During my divorce and shortly afterward he said he regarded my love for him a sham. "It was just for show, Vic." He did not believe I loved him.

But I knew what I had thought and felt during my marriage, and although it hurt me to know that he did not value my brand of loving, he could not shake my knowledge that for 32 years, through 6 years of dating and 26 years of marriage, he was the most important person in my life. I did not allow him to rewrite our history in my head, and I still cling to the belief that whatever mistakes I made (and there were plenty), I could not have loved him more.

We cannot make others happy. We can love our spouses, support them, make them our priority, and tell them we need them, but I fervently believe that we cannot "complete" them. There is a journey that each one of us must travel alone. Oh, the quest is easier when one basks in the love and support of a spouse, but when that spouse expects you to fill an empty hole within his soul, well, nothing you do, nothing you say, nothing you give can fill that needy, bottomless pit.

I found this out the hard way. The irony was, that as I matured and found fulfillment in my life through my creativity, my husband became deeply unhappy and restless. One of the last statements he made to me was that while he was able to make me happy, I could not do the same in return.
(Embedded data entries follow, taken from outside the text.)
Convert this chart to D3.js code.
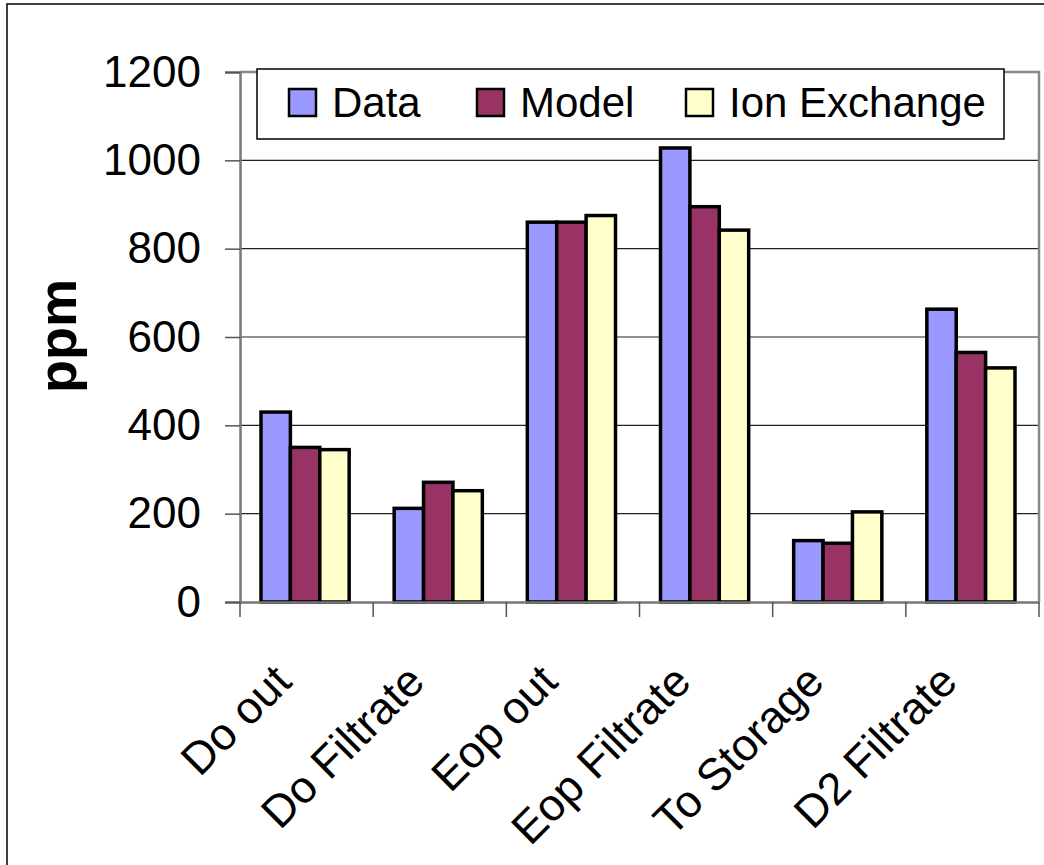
<!DOCTYPE html>
<html>
<head>
<meta charset="utf-8">
<script src="https://cdn.jsdelivr.net/npm/d3@7/dist/d3.min.js"></script>
<style>
  html, body { margin: 0; padding: 0; background: #fff; }
  svg { display: block; }
  text { font-family: "Liberation Sans", Arial, sans-serif; fill: #000; }
</style>
</head>
<body>
<div id="chart"></div>
<script>
// Sampling points along the process
const categories = ["Do out", "Do Filtrate", "Eop out", "Eop Filtrate", "To Storage", "D2 Filtrate"];

// Concentrations (ppm) for each series
const dataValues  = [430, 212, 860, 1028, 139, 663];
const modelValues = [350, 271, 860, 895, 133, 565];
const ionValues   = [345, 252, 875, 842, 204, 530];

const seriesNames  = ["Data", "Model", "Ion Exchange"];
const seriesColors = ["#9999FF", "#993366", "#FFFFCC"];
const yTicks = [0, 200, 400, 600, 800, 1000, 1200];

const series = [dataValues, modelValues, ionValues];

const W = 1044, H = 865;
const plot = { left: 240, right: 1039, top: 72, bottom: 602 };

const svg = d3.select("#chart").append("svg")
  .attr("width", W).attr("height", H);

// Outer chart frame
svg.append("rect")
  .attr("x", 7).attr("y", 4)
  .attr("width", W + 20).attr("height", H + 20)
  .attr("fill", "#fff").attr("stroke", "#000").attr("stroke-width", 1.5);

const x0 = d3.scaleBand()
  .domain(categories)
  .range([plot.left, plot.right])
  .padding(0);

const gapHalf = 21;
const x1 = d3.scaleBand()
  .domain(seriesNames)
  .range([gapHalf, x0.bandwidth() - gapHalf - 3])
  .padding(0);

const y = d3.scaleLinear()
  .domain([0, 1200])
  .range([plot.bottom, plot.top]);

// Horizontal gridlines
svg.append("g")
  .selectAll("line")
  .data(yTicks.filter(v => v > 0 && v < 1200))
  .join("line")
  .attr("x1", plot.left).attr("x2", plot.right)
  .attr("y1", d => y(d)).attr("y2", d => y(d))
  .attr("stroke", "#222").attr("stroke-width", 1.2);

// Plot area frame (top and right)
svg.append("path")
  .attr("d", `M${plot.left},${plot.top}H${plot.right}V${plot.bottom}`)
  .attr("fill", "none").attr("stroke", "#888").attr("stroke-width", 2.5);

// Bars
const groups = svg.append("g")
  .selectAll("g")
  .data(categories)
  .join("g")
  .attr("transform", d => `translate(${x0(d)},0)`);

groups.selectAll("rect")
  .data((d, i) => seriesNames.map((s, k) => ({ s, k, v: series[k][i] })))
  .join("rect")
  .attr("x", d => x1(d.s))
  .attr("width", x1.bandwidth())
  .attr("y", d => y(d.v))
  .attr("height", d => y(0) - y(d.v))
  .attr("fill", d => seriesColors[d.k])
  .attr("stroke", "#000")
  .attr("stroke-width", 3.5)
  .attr("stroke-linejoin", "miter");

// Y axis
const yAxis = svg.append("g")
  .attr("transform", `translate(${plot.left},0)`)
  .call(d3.axisLeft(y).tickValues(yTicks).tickSize(15).tickPadding(24).tickFormat(d3.format("d")));
yAxis.select(".domain").attr("stroke", "#777").attr("stroke-width", 2.5);
yAxis.selectAll(".tick line").attr("stroke", "#555").attr("stroke-width", 1.5);
yAxis.selectAll(".tick text")
  .style("font-family", "'Liberation Sans', Arial, sans-serif")
  .style("font-size", "44px")
  .attr("fill", "#000");

// X axis
const xAxis = svg.append("g")
  .attr("transform", `translate(0,${plot.bottom})`)
  .call(d3.axisBottom(x0).tickSize(0).tickFormat(""));
xAxis.select(".domain").attr("stroke", "#777").attr("stroke-width", 2.5);

// Category separators
const edges = categories.map(c => x0(c)).concat([plot.right]);
svg.append("g")
  .selectAll("line")
  .data(edges)
  .join("line")
  .attr("x1", d => d).attr("x2", d => d)
  .attr("y1", plot.bottom).attr("y2", plot.bottom + 15)
  .attr("stroke", "#555").attr("stroke-width", 1.5);

// Rotated category labels
svg.append("g")
  .selectAll("text")
  .data(categories)
  .join("text")
  .attr("transform", d => `translate(${x0(d) + x0.bandwidth() / 2 - 13},${plot.bottom + 82}) rotate(-45)`)
  .attr("text-anchor", "end")
  .style("font-size", "45px")
  .text(d => d);

// Y axis title
svg.append("text")
  .attr("transform", "translate(76,336) rotate(-90)")
  .attr("text-anchor", "middle")
  .style("font-size", "54px")
  .style("font-weight", "bold")
  .text("ppm");

// Legend
const legend = svg.append("g");
legend.append("rect")
  .attr("x", 257).attr("y", 69)
  .attr("width", 747).attr("height", 70)
  .attr("fill", "#fff").attr("stroke", "#000").attr("stroke-width", 1.5);

const legendX = [289, 477, 686];
const items = legend.selectAll("g.item")
  .data(seriesNames)
  .join("g")
  .attr("class", "item")
  .attr("transform", (d, i) => `translate(${legendX[i]},0)`);
items.append("rect")
  .attr("x", 0).attr("y", 89)
  .attr("width", 27).attr("height", 27)
  .attr("fill", (d, i) => seriesColors[i])
  .attr("stroke", "#000").attr("stroke-width", 2.5);
items.append("text")
  .attr("x", 43).attr("y", 117)
  .style("font-size", "42px")
  .text(d => d);
</script>
</body>
</html>
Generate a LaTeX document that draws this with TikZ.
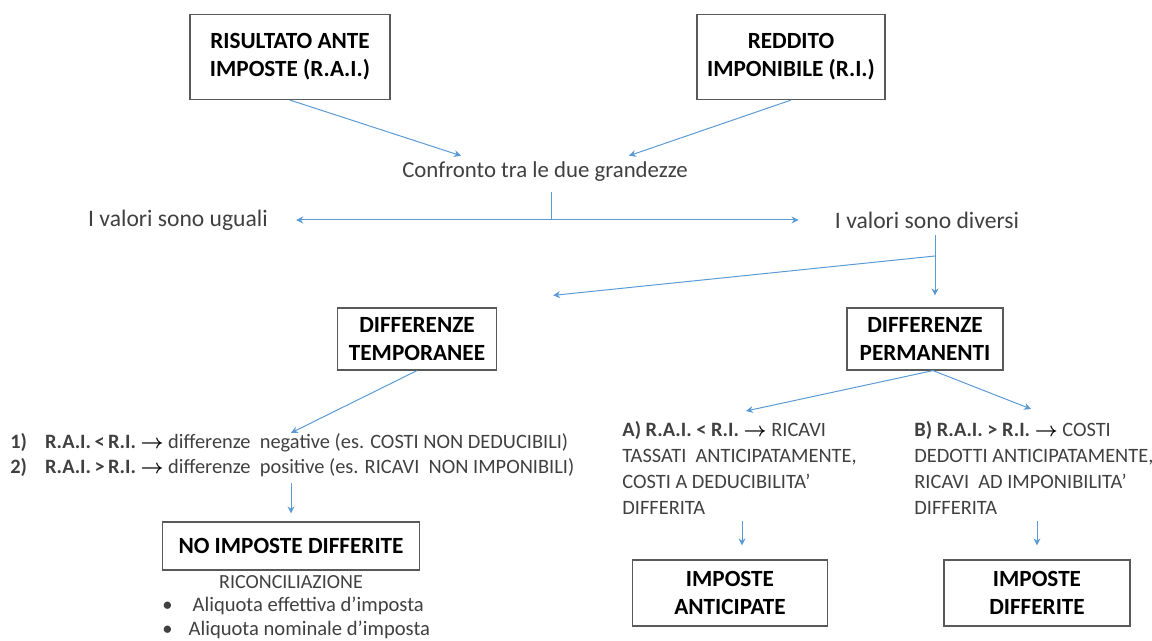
\documentclass[tikz,border=0pt]{standalone}
\usepackage{fontspec}
\setmainfont{Carlito}
\usepackage{tikz}
\usetikzlibrary{arrows.meta,calc,positioning}
\definecolor{freccia}{HTML}{5B9BD5}
\definecolor{bordo}{HTML}{595959}
\definecolor{testo}{HTML}{404040}
\begin{document}
\begin{tikzpicture}[x=0.5pt,y=-0.5pt,>={Stealth[length=3.5pt,width=3.5pt]},
  font=\fontsize{11.8}{14}\selectfont,
  box/.style={draw=bordo,line width=0.6pt,align=center,font=\fontsize{11.6}{14}\selectfont\bfseries,inner sep=2pt},
  txt/.style={text=testo,align=left,inner sep=2pt},
  arr/.style={->,freccia,line width=0.5pt}]
\useasboundingbox (0,0) rectangle (1152,641);
% in alto
\node[box,minimum width=100pt,minimum height=42.5pt] (rai) at (290,57) {RISULTATO ANTE\\IMPOSTE (R.A.I.)};
\node[box,minimum width=94pt,minimum height=42.5pt] (ri) at (791,57) {REDDITO\\IMPONIBILE (R.I.)};
\node[txt,font=\fontsize{11.4}{14}\selectfont] (conf) at (545,172) {Confronto tra le due grandezze};
\draw[arr] (rai.south) -- ([xshift=-42pt,yshift=1pt]conf.north);
\draw[arr] (ri.south) -- ([xshift=42pt,yshift=1pt]conf.north);
% valori
\node[txt] (uguali) at (178,220) {I valori sono uguali};
\node[txt] (diversi) at (927,220) {I valori sono diversi};
\coordinate (split) at (551,220);
\draw[freccia,line width=0.5pt] ([yshift=-3pt]conf.south -| split) -- (split);
\draw[arr,shorten >=12pt] (split) -- (uguali.east);
\draw[arr,shorten >=16pt] (split) -- (diversi.west);
% differenze
\node[box,minimum width=79.5pt,minimum height=31pt] (dt) at (417,339) {DIFFERENZE\\TEMPORANEE};
\node[box,minimum width=78pt,minimum height=31pt] (dp) at (925,339) {DIFFERENZE\\PERMANENTI};
\coordinate (fork) at (935,256);
\draw[arr,shorten >=6pt] ([yshift=-1pt]diversi.south -| fork) -- (fork |- dp.north);
\draw[arr] (fork) -- ([xshift=28pt,yshift=6pt]dt.north east);
% differenze temporanee
\node[txt,anchor=west,font=\fontsize{10.2}{12.5}\selectfont] (lista) at (6,455) {\textbf{1)}\hspace{9pt}\textbf{R.A.I.\,<\,R.I.} {\color{black}\boldmath$\rightarrow$} differenze\ \ negative (es. COSTI NON DEDUCIBILI)\\
  \textbf{2)}\hspace{9pt}\textbf{R.A.I.\,>\,R.I.} {\color{black}\boldmath$\rightarrow$} differenze\ \ positive (es. RICAVI\ \ NON IMPONIBILI)};
\node[box,minimum width=128.5pt,minimum height=24pt] (noimp) at (291,546) {NO IMPOSTE DIFFERITE};
\draw[arr] (dt.south) -- ([yshift=-2pt]lista.north -| noimp.north);
\draw[arr,shorten >=4pt] ([yshift=-1pt]lista.south -| noimp.north) -- (noimp.north);
\node[txt,font=\fontsize{10}{12}\selectfont] (ric) at (291,582) {RICONCILIAZIONE};
\node[txt,anchor=west,font=\fontsize{10.3}{12}\selectfont] (punti) at (158,618) {•\hspace{10pt}Aliquota effettiva d’imposta\\•\hspace{8pt}Aliquota nominale d’imposta};
% differenze permanenti
\node[txt,anchor=north west,font=\fontsize{10.2}{13}\selectfont] (atext) at (618,417) {\textbf{A) R.A.I. < R.I.} {\color{black}\boldmath$\rightarrow$} RICAVI\\TASSATI\ \ ANTICIPATAMENTE,\\COSTI A DEDUCIBILITA’\\DIFFERITA};
\node[txt,anchor=north west,font=\fontsize{10.2}{13}\selectfont] (btext) at (910,417) {\textbf{B) R.A.I. > R.I.} {\color{black}\boldmath$\rightarrow$} COSTI\\DEDOTTI ANTICIPATAMENTE,\\RICAVI\ \ AD IMPONIBILITA’\\DIFFERITA};
\node[box,minimum width=97.5pt,minimum height=33pt] (ia) at (730,593) {IMPOSTE\\ANTICIPATE};
\node[box,minimum width=93pt,minimum height=33pt] (id) at (1037,593) {IMPOSTE\\DIFFERITE};
\draw[arr] ([xshift=4pt]dp.south) -- ([xshift=8pt,yshift=3pt]atext.north -| ia.north);
\draw[arr] ([xshift=4pt]dp.south) -- ([xshift=-3pt,yshift=4pt]btext.north -| id.north);
\draw[arr,shorten <=1pt,shorten >=7pt] ([xshift=6pt]atext.south -| ia.north) -- ([xshift=6pt]ia.north);
\draw[arr,shorten <=1pt,shorten >=7pt] (btext.south -| id.north) -- (id.north);
\end{tikzpicture}
\end{document}
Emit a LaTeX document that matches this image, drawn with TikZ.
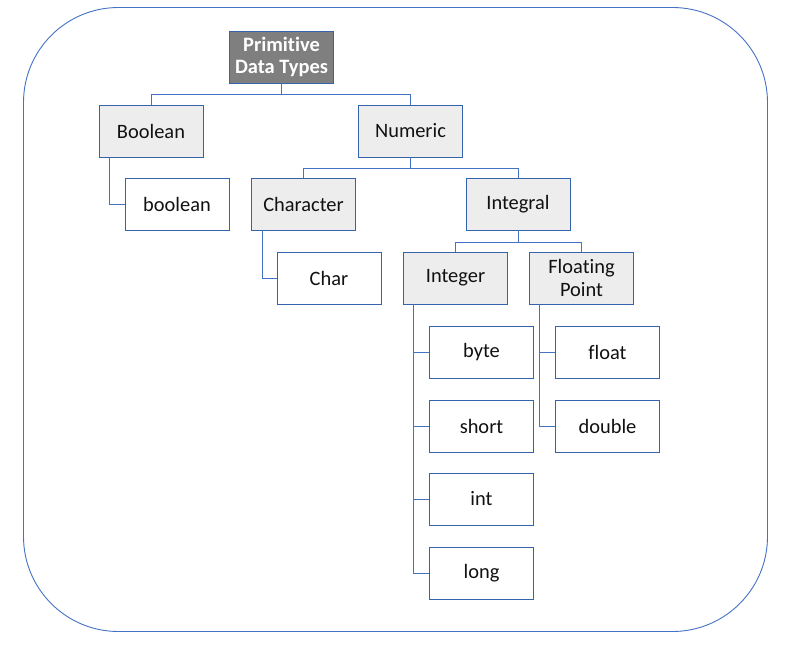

Not true. Before I learned that you cannot make another person happy, I tried to make Bob happy as best I could, whether it was through traveling to places he liked, or attending business dinners, or inviting his friends over, or loving his family as my own. But my attempts were never good enough. So, when Bob said he was leaving, the one truth I clung to and the one thing that I knew to be true was that I was the best wife I could possibly be. Bob's words hurt, but they did not strike my inner core. Interestingly, my nature is to settle back into contentment and happiness after I have dealt with the issues of a major catastrophic event. I venture to say that 6 1/2 years after our divorce I am as content as I have ever been. (And I strongly suspect Bob is still unhappy.)

As you and your spouse go your separate ways, be kind to yourself. Think of yourself as an active verb. You are good. You are loving. You are a spectacular person. And this world is a better place because you are in it.

4 comments:

Anonymous said...

Thank you, Vic for once again for such sage words which I receive at a time I need them most.

Sincerely,
Broken Hearted

Anonymous said...

Bless you, Broken Hearted. You are going through such stress, but a time will come (not soon enough I know) when you will look on yourself with pride for having survived with as much strength and dignity as you can muster.

Thank you for writing.

Anonymous said...

Too true. I have also learned you can't make others happy. Most probably you got joy from living with bob, but he didn't "make you" happy, you did that yourself. I twisted myself into a pretzel trying to make my husband happy, before I realised that was his job.
fi0na

Vic said...

Yes, Fiona. I did get joy from living with Bob. I think we women often get joy from simply pleasing our families and men. But sometimes that isn't enough.

Isn't it strange that it took me 50 years to realize that? You are so insightful with the "twisting myself into a pretzel comment." I think that is what many spouses do, women AND men.